An anonymous reader writes "Top children's authors, including best-seller Philip Pullman (His Dark Materials), have written an open letter to the British Government claiming that consumer electronics have brought about the death of childhood. They say that children desperately need 'real play (as opposed to sedentary, screen-based entertainment), first-hand experience of the world they live in'. The letter writers also state that children have lost their imaginations because they are, 'pushed by market forces to act and dress like mini-adults and exposed via the electronic media to material which would have been considered unsuitable for children even in the very recent past.' The article asks, 'is modern life too fast for the supple human mind? Do children have a rev counter we're red-lining by exposing them to so much input?'" So what does Slashdot think? Are kids growing up too fast nowadays because of them new-fangled technologies?

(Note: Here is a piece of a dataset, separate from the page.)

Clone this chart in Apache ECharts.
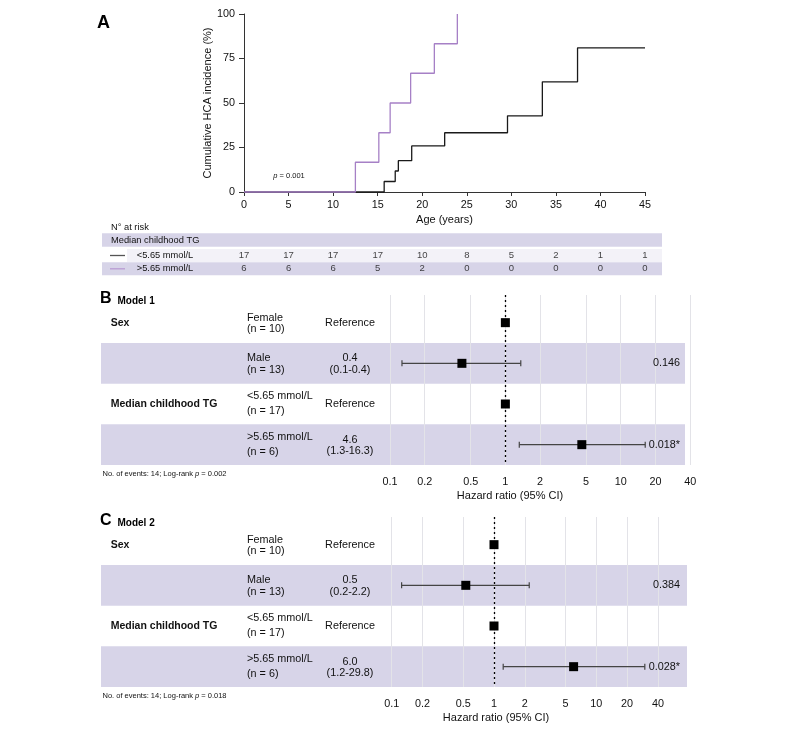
<!DOCTYPE html>
<html><head><meta charset="utf-8">
<script src="https://cdn.jsdelivr.net/npm/echarts@6/dist/echarts.min.js"></script>
<style>html,body{margin:0;padding:0;background:#fff}#c{width:787px;height:731px}</style>
</head><body><div id="c"></div>
<script>
// ---------- DATA ----------
const kmAgeTicks = [0, 5, 10, 15, 20, 25, 30, 35, 40, 45];
const kmLowX  = [0, 15.73, 16.97, 17.32, 18.82, 22.52, 29.57, 33.48, 37.43, 45];
const kmLowY  = [0, 5.9, 11.8, 17.6, 25.9, 33.3, 42.8, 61.9, 81.0, 81.0];
const kmHighX = [0, 12.5, 15.13, 16.4, 18.7, 21.36, 23.94];
const kmHighY = [0, 16.7, 33.3, 50.0, 66.7, 83.3, 100];
const riskLow  = [17, 17, 17, 17, 10, 8, 5, 2, 1, 1];
const riskHigh = [6, 6, 6, 5, 2, 0, 0, 0, 0, 0];
const riskGroups = ['<5.65 mmol/L', '>5.65 mmol/L'];
const kmP = '0.001';

const forestGroups = ['Sex', '', 'Median childhood TG', ''];
const forestLevels = [['Female', '(n = 10)'], ['Male', '(n = 13)'], ['<5.65 mmol/L', '(n = 17)'], ['>5.65 mmol/L', '(n = 6)']];
const hrTicks = [0.1, 0.2, 0.5, 1, 2, 5, 10, 20, 40];

const m1HR = [1, 0.42, 1, 4.6];
const m1Lo = [null, 0.127, null, 1.32];
const m1Hi = [null, 1.36, null, 16.3];
const m1Text = [['Reference'], ['0.4', '(0.1-0.4)'], ['Reference'], ['4.6', '(1.3-16.3)']];
const m1P = ['', '0.146', '', '0.018*'];
const m1Events = 14, m1LogRank = '0.002';

const m2HR = [1, 0.53, 1, 6.0];
const m2Lo = [null, 0.125, null, 1.23];
const m2Hi = [null, 2.21, null, 29.8];
const m2Text = [['Reference'], ['0.5', '(0.2-2.2)'], ['Reference'], ['6.0', '(1.2-29.8)']];
const m2P = ['', '0.384', '', '0.028*'];
const m2Events = 14, m2LogRank = '0.018';

// ---------- STYLE / LAYOUT ----------
const FONT = "'Liberation Sans', Arial, sans-serif";
const PURPLE = '#a680c6';
const BAND = '#d7d4e8';
const TXT = '#111';

const chart = echarts.init(document.getElementById('c'), null, {renderer: 'canvas'});

const graphics = [];
function txt(x, y, text, o) {
  o = o || {};
  graphics.push({type: 'text', x: x, y: y, z: 20, silent: true,
    style: Object.assign({text: text, fontFamily: FONT, fontSize: 10.8, fill: TXT,
      align: 'left', verticalAlign: 'middle'}, o)});
}
function rect(x, y, w, h, fill) {
  graphics.push({type: 'rect', z: 0, silent: true, shape: {x: x, y: y, width: w, height: h}, style: {fill: fill}});
}
function hline(x1, x2, y, col) {
  graphics.push({type: 'line', z: 5, silent: true, shape: {x1: x1, y1: y, x2: x2, y2: y}, style: {stroke: col, lineWidth: 1.3}});
}

// Panel A labels
txt(97, 23, 'A', {fontSize: 18, fontWeight: 'bold', fill: '#000'});
txt(289, 176, '{i|p}{n| = ' + kmP + '}', {align: 'center', rich: {i: {fontStyle: 'italic', fontSize: 7.5, fontFamily: FONT, fill: TXT}, n: {fontSize: 7.5, fontFamily: FONT, fill: TXT}}});
txt(111, 227, 'N° at risk', {fontSize: 9.3});
rect(102, 233.3, 560, 13.4, BAND);
txt(111, 240, 'Median childhood TG', {fontSize: 9.3});
rect(127, 249, 535, 13, '#f3f2f8');
rect(102, 262.3, 560, 13, BAND);
hline(110, 125, 255.5, '#555');
hline(110, 125, 268.8, '#b99bd3');
txt(136.7, 255.5, riskGroups[0], {fontSize: 9.3});
txt(136.7, 268.8, riskGroups[1], {fontSize: 9.3});

// Forest panels
const panels = [
  {letter: 'B', model: 'Model 1', top: 295, bandL: 101, bandR: 685, hr: m1HR, lo: m1Lo, hi: m1Hi, text: m1Text, p: m1P, ev: m1Events, lr: m1LogRank, gridL: 390, gridR: 690.2, max: 40, titleX: 510},
  {letter: 'C', model: 'Model 2', top: 517, bandL: 101, bandR: 687, hr: m2HR, lo: m2Lo, hi: m2Hi, text: m2Text, p: m2P, ev: m2Events, lr: m2LogRank, gridL: 391.7, gridR: 686.7, max: 76.5, titleX: 496}
];
const PITCH = 40.67, YMIN = -0.68, GH = 170;

panels.forEach(function (pn) {
  const c0 = pn.top + (-YMIN) * PITCH; // row 0 center
  txt(100, pn.top + 4, pn.letter, {fontSize: 16, fontWeight: 'bold', fill: '#000'});
  txt(117.5, pn.top + 6, pn.model, {fontSize: 10, fontWeight: 'bold', fill: '#000'});
  for (let i = 0; i < 4; i++) {
    const c = c0 + i * PITCH;
    if (i % 2 === 1) rect(pn.bandL, c - PITCH / 2, pn.bandR - pn.bandL, PITCH, BAND);
    if (forestGroups[i]) txt(110.7, c, forestGroups[i], {fontWeight: 'bold', fontSize: 10.5});
    const up = i < 2 ? -5 : -8, dn = i < 2 ? 6.5 : 7;
    txt(247, c + up, forestLevels[i][0]);
    txt(247, c + dn, forestLevels[i][1]);
    if (pn.text[i].length === 1) txt(350, c, pn.text[i][0], {align: 'center'});
    else { txt(350, c - 5, pn.text[i][0], {align: 'center'}); txt(350, c + 6.5, pn.text[i][1], {align: 'center'}); }
    if (pn.p[i]) txt(680, c, pn.p[i], {align: 'right'});
  }
  const by = pn.top + GH;
  txt(102.5, by + 8.5, '{n|No. of events: ' + pn.ev + '; Log-rank }{i|p}{n| = ' + pn.lr + '}',
    {rich: {i: {fontStyle: 'italic', fontSize: 7.5, fontFamily: FONT, fill: TXT}, n: {fontSize: 7.5, fontFamily: FONT, fill: TXT}}});
  txt(pn.titleX, by + 31, 'Hazard ratio (95% CI)', {align: 'center', fontSize: 11});
});

// ---------- OPTION ----------
const axisCol = '#333';
const grids = [
  {left: 244, top: 14, width: 401, height: 178},
  {left: 244, top: 248.6, width: 401, height: 26.8},
  {left: panels[0].gridL, top: panels[0].top, width: panels[0].gridR - panels[0].gridL, height: GH},
  {left: panels[1].gridL, top: panels[1].top, width: panels[1].gridR - panels[1].gridL, height: GH}
];

function logAxis(gi, max) {
  return {type: 'log', gridIndex: gi, min: 0.1, max: max, logBase: 10, z: 3,
    axisLine: {show: false}, axisTick: {show: false, customValues: hrTicks},
    axisLabel: {customValues: hrTicks, formatter: function (v) { return String(v); }, fontSize: 10.8, color: TXT, fontFamily: FONT, margin: 12},
    splitLine: {show: true, lineStyle: {color: '#e3e3e8', width: 1}}, minorTick: {show: false}, minorSplitLine: {show: false}};
}
function rowAxis(gi) {
  return {type: 'value', gridIndex: gi, min: YMIN, max: 3.5, inverse: true, show: false, splitLine: {show: false}};
}

const riskData = [];
kmAgeTicks.forEach(function (t, i) { riskData.push([t, 0, riskLow[i]]); riskData.push([t, 1, riskHigh[i]]); });

function forestSeries(pi, pn) {
  const sq = pn.hr.map(function (h, i) { return [h, i]; });
  const ci = [];
  pn.lo.forEach(function (l, i) { if (l != null) ci.push([l, pn.hi[i], i]); });
  return [
    {type: 'custom', xAxisIndex: pi, yAxisIndex: pi, z: 4, silent: true, clip: false,
      encode: {x: [0, 1], y: 2}, data: ci,
      renderItem: function (params, api) {
        const y = api.value(2);
        const a = api.coord([api.value(0), y]);
        const b = api.coord([api.value(1), y]);
        const st = {stroke: '#444', lineWidth: 1.2};
        return {type: 'group', children: [
          {type: 'line', shape: {x1: a[0], y1: a[1], x2: b[0], y2: b[1]}, style: st},
          {type: 'line', shape: {x1: a[0], y1: a[1] - 3, x2: a[0], y2: a[1] + 3}, style: st},
          {type: 'line', shape: {x1: b[0], y1: b[1] - 3, x2: b[0], y2: b[1] + 3}, style: st}
        ]};
      }},
    {type: 'scatter', xAxisIndex: pi, yAxisIndex: pi, z: 6, silent: true, symbol: 'rect', symbolSize: 9,
      itemStyle: {color: '#000', opacity: 1}, data: sq,
      markLine: {silent: true, symbol: 'none', label: {show: false}, animation: false,
        lineStyle: {color: '#000', type: [2, 3], width: 1.3}, data: [{xAxis: 1}]}}
  ];
}

const option = {
  animation: false,
  backgroundColor: '#fff',
  textStyle: {fontFamily: FONT},
  grid: grids,
  xAxis: [
    {type: 'value', gridIndex: 0, min: 0, max: 45, interval: 5,
      name: 'Age (years)', nameLocation: 'middle', nameGap: 22, nameMoveOverlap: false, nameTextStyle: {fontSize: 11, color: TXT, fontFamily: FONT},
      axisLine: {lineStyle: {color: axisCol, width: 1}}, axisTick: {length: 4, lineStyle: {color: axisCol}},
      axisLabel: {fontSize: 10.8, color: TXT, margin: 8, fontFamily: FONT}, splitLine: {show: false}},
    {type: 'value', gridIndex: 1, min: 0, max: 45, show: false, splitLine: {show: false}},
    logAxis(2, panels[0].max),
    logAxis(3, panels[1].max)
  ],
  yAxis: [
    {type: 'value', gridIndex: 0, min: 0, max: 100, interval: 25,
      name: 'Cumulative HCA incidence (%)', nameLocation: 'middle', nameGap: 31, nameMoveOverlap: false, nameTextStyle: {fontSize: 11, color: TXT, fontFamily: FONT},
      axisLine: {show: true, lineStyle: {color: axisCol, width: 1}}, axisTick: {show: true, length: 5, lineStyle: {color: axisCol}},
      axisLabel: {fontSize: 10.8, color: TXT, margin: 9, fontFamily: FONT}, splitLine: {show: false}},
    {type: 'value', gridIndex: 1, min: -0.5, max: 1.5, inverse: true, show: false, splitLine: {show: false}},
    rowAxis(2), rowAxis(3)
  ],
  graphic: {elements: graphics},
  series: [
    {type: 'line', xAxisIndex: 0, yAxisIndex: 0, step: 'end', showSymbol: false, clip: false, silent: true,
      lineStyle: {color: '#1a1a1a', width: 1.3}, itemStyle: {color: '#1a1a1a'},
      data: kmLowX.map(function (x, i) { return [x, kmLowY[i]]; })},
    {type: 'line', xAxisIndex: 0, yAxisIndex: 0, step: 'end', showSymbol: false, clip: false, silent: true,
      lineStyle: {color: PURPLE, width: 1.3}, itemStyle: {color: PURPLE},
      data: kmHighX.map(function (x, i) { return [x, kmHighY[i]]; })},
    {type: 'scatter', xAxisIndex: 1, yAxisIndex: 1, symbolSize: 0, silent: true, clip: false,
      label: {show: true, position: 'inside', fontSize: 9.5, color: TXT, fontFamily: FONT,
        formatter: function (p) { return String(p.value[2]); }},
      data: riskData}
  ].concat(forestSeries(2, panels[0])).concat(forestSeries(3, panels[1]))
};
chart.setOption(option);
</script></body></html>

http://www.telegraph.co.uk/news/main.jhtml?xml=/ne ws/2006/09/12/njunk112.xml
my password really is 'stinkypants'
Great story. Thanks for sharing it.
The simple reality is that people have different interests, and if you want to encourage your children to put down their gameboys you have to find activities that they find interesting, not activities you find interesting and simply want to force them into enjoying. So lay off [d]espairing at their lack of interests when you don't even know what their interests are.
I think it's important to also note that the government's compulsory schooling system treats all children the same, no matter their interests. John Holt realized while team teaching in the 1950's that most of his students were bored and frightened - bored because they didn't care about the current lesson, and frightened because the authority figure was making demands of them. According to Holt, the children were intent only on trying to figure out what the teacher wanted, and whether they should try to give it to them.
Holt wrote a couple books - How Children Fail (1964!), How Children Learn, What Do I Do Monday?, etc. At first he tried to fix the schools. Then he gave up, and became an advocate of "unschooling", where the child chooses what and how they want to learn. Doesn't work for all children, but it does work spectacularly well for many.
I myself was tied down for years in "school" - 11 years of government schools, 2 years of private high school, 3.5 years at the university. On the one hand, I'm kinda bitter about all the time I was locked up, but on the other, I realize that it's hard to appreciate spring without a long, cold winter.
Also see Gatto's Seven Lesson Schoolteacher: "The third lesson I teach kids is indifference. I teach children
not to care about anything too much, even though they want to make it
appear that they do. How I do this is very subtle..."
Learn the rules so you know how to break them properly.